--- Task brief ---
Skip every picture and transcribe the remaining material exactly.

--- Dataset content ---
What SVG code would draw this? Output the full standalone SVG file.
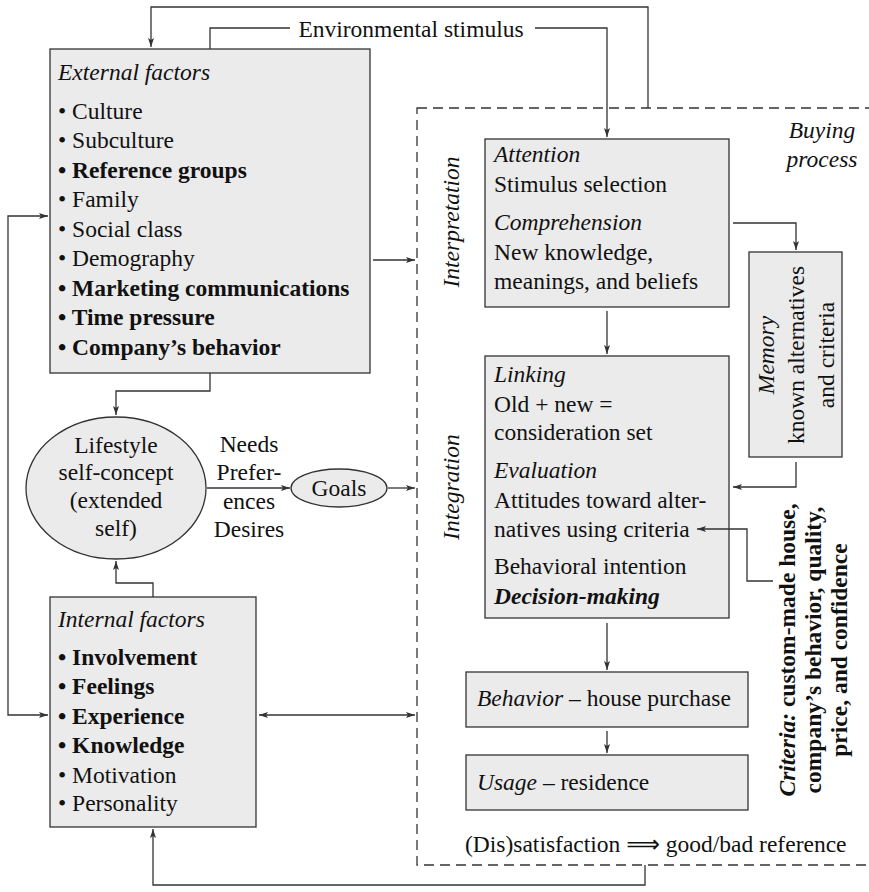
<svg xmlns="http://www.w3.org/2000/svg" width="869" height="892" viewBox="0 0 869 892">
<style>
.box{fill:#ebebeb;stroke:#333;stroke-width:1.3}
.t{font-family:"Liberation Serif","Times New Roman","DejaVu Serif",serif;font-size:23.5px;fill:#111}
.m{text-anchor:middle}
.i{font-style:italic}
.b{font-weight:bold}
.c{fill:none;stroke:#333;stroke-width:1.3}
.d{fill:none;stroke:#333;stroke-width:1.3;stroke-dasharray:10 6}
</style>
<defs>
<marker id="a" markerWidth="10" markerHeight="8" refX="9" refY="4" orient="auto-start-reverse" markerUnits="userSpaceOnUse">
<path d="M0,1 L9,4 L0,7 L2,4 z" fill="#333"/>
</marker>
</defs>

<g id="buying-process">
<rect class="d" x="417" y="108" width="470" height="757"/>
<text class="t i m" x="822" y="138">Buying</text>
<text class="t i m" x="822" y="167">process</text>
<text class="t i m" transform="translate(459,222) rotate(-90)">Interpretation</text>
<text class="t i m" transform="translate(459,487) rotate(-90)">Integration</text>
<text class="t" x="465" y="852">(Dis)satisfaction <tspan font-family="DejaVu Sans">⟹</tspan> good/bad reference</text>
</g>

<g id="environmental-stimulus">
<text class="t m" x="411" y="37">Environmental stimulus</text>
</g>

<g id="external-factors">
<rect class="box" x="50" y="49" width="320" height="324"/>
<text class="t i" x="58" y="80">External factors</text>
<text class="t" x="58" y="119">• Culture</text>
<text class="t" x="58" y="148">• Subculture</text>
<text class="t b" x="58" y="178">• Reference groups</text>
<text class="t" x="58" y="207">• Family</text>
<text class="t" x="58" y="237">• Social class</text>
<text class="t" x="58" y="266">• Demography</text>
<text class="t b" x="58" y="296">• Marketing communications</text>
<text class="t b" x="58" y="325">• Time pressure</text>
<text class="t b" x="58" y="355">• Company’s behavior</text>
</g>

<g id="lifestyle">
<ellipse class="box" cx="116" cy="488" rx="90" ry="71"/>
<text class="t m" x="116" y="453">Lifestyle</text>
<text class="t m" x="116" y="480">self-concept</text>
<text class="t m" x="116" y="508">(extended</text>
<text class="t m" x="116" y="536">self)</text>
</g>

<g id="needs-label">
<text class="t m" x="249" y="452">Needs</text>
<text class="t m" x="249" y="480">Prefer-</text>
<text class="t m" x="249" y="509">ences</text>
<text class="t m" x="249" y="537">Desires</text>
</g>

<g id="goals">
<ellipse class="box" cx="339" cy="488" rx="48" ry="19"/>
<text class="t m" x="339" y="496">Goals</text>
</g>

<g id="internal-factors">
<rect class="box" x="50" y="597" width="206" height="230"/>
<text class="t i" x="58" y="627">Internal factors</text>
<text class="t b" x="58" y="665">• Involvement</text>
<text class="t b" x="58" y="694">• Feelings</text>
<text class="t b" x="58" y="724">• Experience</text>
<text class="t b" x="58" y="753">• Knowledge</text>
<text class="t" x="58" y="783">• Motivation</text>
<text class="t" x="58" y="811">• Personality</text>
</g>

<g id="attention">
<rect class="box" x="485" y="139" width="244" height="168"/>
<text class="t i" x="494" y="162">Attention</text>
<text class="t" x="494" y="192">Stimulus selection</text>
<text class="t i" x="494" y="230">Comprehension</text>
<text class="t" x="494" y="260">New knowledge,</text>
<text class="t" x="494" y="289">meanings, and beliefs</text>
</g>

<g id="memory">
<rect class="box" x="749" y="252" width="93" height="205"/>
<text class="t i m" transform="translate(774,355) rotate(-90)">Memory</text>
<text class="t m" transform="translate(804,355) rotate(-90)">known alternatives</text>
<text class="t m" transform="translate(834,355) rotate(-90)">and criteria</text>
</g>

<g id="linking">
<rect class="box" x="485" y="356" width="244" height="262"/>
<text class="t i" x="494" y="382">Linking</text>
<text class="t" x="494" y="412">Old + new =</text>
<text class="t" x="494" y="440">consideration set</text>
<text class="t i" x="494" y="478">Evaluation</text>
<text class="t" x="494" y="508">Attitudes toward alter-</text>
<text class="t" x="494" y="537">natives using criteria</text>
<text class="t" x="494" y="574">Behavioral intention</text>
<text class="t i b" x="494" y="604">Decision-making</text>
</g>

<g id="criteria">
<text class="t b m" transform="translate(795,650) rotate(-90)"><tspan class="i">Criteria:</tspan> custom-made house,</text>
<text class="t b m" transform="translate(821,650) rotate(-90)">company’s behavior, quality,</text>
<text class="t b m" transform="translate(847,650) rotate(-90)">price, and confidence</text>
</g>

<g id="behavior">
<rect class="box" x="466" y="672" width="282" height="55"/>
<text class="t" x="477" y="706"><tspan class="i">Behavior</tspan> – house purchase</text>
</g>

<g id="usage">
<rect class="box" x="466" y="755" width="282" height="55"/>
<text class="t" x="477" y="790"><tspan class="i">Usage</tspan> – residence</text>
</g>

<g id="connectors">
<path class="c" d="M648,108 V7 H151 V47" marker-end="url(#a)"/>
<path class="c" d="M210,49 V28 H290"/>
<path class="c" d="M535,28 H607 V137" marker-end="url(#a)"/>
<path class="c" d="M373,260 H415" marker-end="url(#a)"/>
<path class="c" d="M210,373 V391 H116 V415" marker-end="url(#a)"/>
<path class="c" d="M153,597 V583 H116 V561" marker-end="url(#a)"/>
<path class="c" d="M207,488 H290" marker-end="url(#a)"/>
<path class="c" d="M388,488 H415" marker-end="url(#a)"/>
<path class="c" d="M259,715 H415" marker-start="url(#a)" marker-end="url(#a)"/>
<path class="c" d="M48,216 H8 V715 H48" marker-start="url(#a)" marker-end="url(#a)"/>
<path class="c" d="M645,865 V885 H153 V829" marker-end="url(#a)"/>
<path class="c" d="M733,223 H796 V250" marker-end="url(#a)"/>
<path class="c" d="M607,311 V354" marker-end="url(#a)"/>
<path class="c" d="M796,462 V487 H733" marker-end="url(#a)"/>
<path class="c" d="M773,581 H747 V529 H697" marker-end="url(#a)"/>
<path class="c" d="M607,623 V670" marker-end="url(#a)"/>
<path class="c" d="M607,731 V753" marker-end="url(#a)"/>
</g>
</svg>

--- Result ---
What SVG code would draw this? Output the full standalone SVG file.
<svg xmlns="http://www.w3.org/2000/svg" width="869" height="892" viewBox="0 0 869 892">
<style>
.box{fill:#ebebeb;stroke:#333;stroke-width:1.3}
.t{font-family:"Liberation Serif","Times New Roman","DejaVu Serif",serif;font-size:23.5px;fill:#111}
.m{text-anchor:middle}
.i{font-style:italic}
.b{font-weight:bold}
.c{fill:none;stroke:#333;stroke-width:1.3}
.d{fill:none;stroke:#333;stroke-width:1.3;stroke-dasharray:10 6}
</style>
<defs>
<marker id="a" markerWidth="10" markerHeight="8" refX="9" refY="4" orient="auto-start-reverse" markerUnits="userSpaceOnUse">
<path d="M0,1 L9,4 L0,7 L2,4 z" fill="#333"/>
</marker>
</defs>

<g id="buying-process">
<rect class="d" x="417" y="108" width="470" height="757"/>
<text class="t i m" x="822" y="138">Buying</text>
<text class="t i m" x="822" y="167">process</text>
<text class="t i m" transform="translate(459,222) rotate(-90)">Interpretation</text>
<text class="t i m" transform="translate(459,487) rotate(-90)">Integration</text>
<text class="t" x="465" y="852">(Dis)satisfaction <tspan font-family="DejaVu Sans">⟹</tspan> good/bad reference</text>
</g>

<g id="environmental-stimulus">
<text class="t m" x="411" y="37">Environmental stimulus</text>
</g>

<g id="external-factors">
<rect class="box" x="50" y="49" width="320" height="324"/>
<text class="t i" x="58" y="80">External factors</text>
<text class="t" x="58" y="119">• Culture</text>
<text class="t" x="58" y="148">• Subculture</text>
<text class="t b" x="58" y="178">• Reference groups</text>
<text class="t" x="58" y="207">• Family</text>
<text class="t" x="58" y="237">• Social class</text>
<text class="t" x="58" y="266">• Demography</text>
<text class="t b" x="58" y="296">• Marketing communications</text>
<text class="t b" x="58" y="325">• Time pressure</text>
<text class="t b" x="58" y="355">• Company’s behavior</text>
</g>

<g id="lifestyle">
<ellipse class="box" cx="116" cy="488" rx="90" ry="71"/>
<text class="t m" x="116" y="453">Lifestyle</text>
<text class="t m" x="116" y="480">self-concept</text>
<text class="t m" x="116" y="508">(extended</text>
<text class="t m" x="116" y="536">self)</text>
</g>

<g id="needs-label">
<text class="t m" x="249" y="452">Needs</text>
<text class="t m" x="249" y="480">Prefer-</text>
<text class="t m" x="249" y="509">ences</text>
<text class="t m" x="249" y="537">Desires</text>
</g>

<g id="goals">
<ellipse class="box" cx="339" cy="488" rx="48" ry="19"/>
<text class="t m" x="339" y="496">Goals</text>
</g>

<g id="internal-factors">
<rect class="box" x="50" y="597" width="206" height="230"/>
<text class="t i" x="58" y="627">Internal factors</text>
<text class="t b" x="58" y="665">• Involvement</text>
<text class="t b" x="58" y="694">• Feelings</text>
<text class="t b" x="58" y="724">• Experience</text>
<text class="t b" x="58" y="753">• Knowledge</text>
<text class="t" x="58" y="783">• Motivation</text>
<text class="t" x="58" y="811">• Personality</text>
</g>

<g id="attention">
<rect class="box" x="485" y="139" width="244" height="168"/>
<text class="t i" x="494" y="162">Attention</text>
<text class="t" x="494" y="192">Stimulus selection</text>
<text class="t i" x="494" y="230">Comprehension</text>
<text class="t" x="494" y="260">New knowledge,</text>
<text class="t" x="494" y="289">meanings, and beliefs</text>
</g>

<g id="memory">
<rect class="box" x="749" y="252" width="93" height="205"/>
<text class="t i m" transform="translate(774,355) rotate(-90)">Memory</text>
<text class="t m" transform="translate(804,355) rotate(-90)">known alternatives</text>
<text class="t m" transform="translate(834,355) rotate(-90)">and criteria</text>
</g>

<g id="linking">
<rect class="box" x="485" y="356" width="244" height="262"/>
<text class="t i" x="494" y="382">Linking</text>
<text class="t" x="494" y="412">Old + new =</text>
<text class="t" x="494" y="440">consideration set</text>
<text class="t i" x="494" y="478">Evaluation</text>
<text class="t" x="494" y="508">Attitudes toward alter-</text>
<text class="t" x="494" y="537">natives using criteria</text>
<text class="t" x="494" y="574">Behavioral intention</text>
<text class="t i b" x="494" y="604">Decision-making</text>
</g>

<g id="criteria">
<text class="t b m" transform="translate(795,650) rotate(-90)"><tspan class="i">Criteria:</tspan> custom-made house,</text>
<text class="t b m" transform="translate(821,650) rotate(-90)">company’s behavior, quality,</text>
<text class="t b m" transform="translate(847,650) rotate(-90)">price, and confidence</text>
</g>

<g id="behavior">
<rect class="box" x="466" y="672" width="282" height="55"/>
<text class="t" x="477" y="706"><tspan class="i">Behavior</tspan> – house purchase</text>
</g>

<g id="usage">
<rect class="box" x="466" y="755" width="282" height="55"/>
<text class="t" x="477" y="790"><tspan class="i">Usage</tspan> – residence</text>
</g>

<g id="connectors">
<path class="c" d="M648,108 V7 H151 V47" marker-end="url(#a)"/>
<path class="c" d="M210,49 V28 H290"/>
<path class="c" d="M535,28 H607 V137" marker-end="url(#a)"/>
<path class="c" d="M373,260 H415" marker-end="url(#a)"/>
<path class="c" d="M210,373 V391 H116 V415" marker-end="url(#a)"/>
<path class="c" d="M153,597 V583 H116 V561" marker-end="url(#a)"/>
<path class="c" d="M207,488 H290" marker-end="url(#a)"/>
<path class="c" d="M388,488 H415" marker-end="url(#a)"/>
<path class="c" d="M259,715 H415" marker-start="url(#a)" marker-end="url(#a)"/>
<path class="c" d="M48,216 H8 V715 H48" marker-start="url(#a)" marker-end="url(#a)"/>
<path class="c" d="M645,865 V885 H153 V829" marker-end="url(#a)"/>
<path class="c" d="M733,223 H796 V250" marker-end="url(#a)"/>
<path class="c" d="M607,311 V354" marker-end="url(#a)"/>
<path class="c" d="M796,462 V487 H733" marker-end="url(#a)"/>
<path class="c" d="M773,581 H747 V529 H697" marker-end="url(#a)"/>
<path class="c" d="M607,623 V670" marker-end="url(#a)"/>
<path class="c" d="M607,731 V753" marker-end="url(#a)"/>
</g>
</svg>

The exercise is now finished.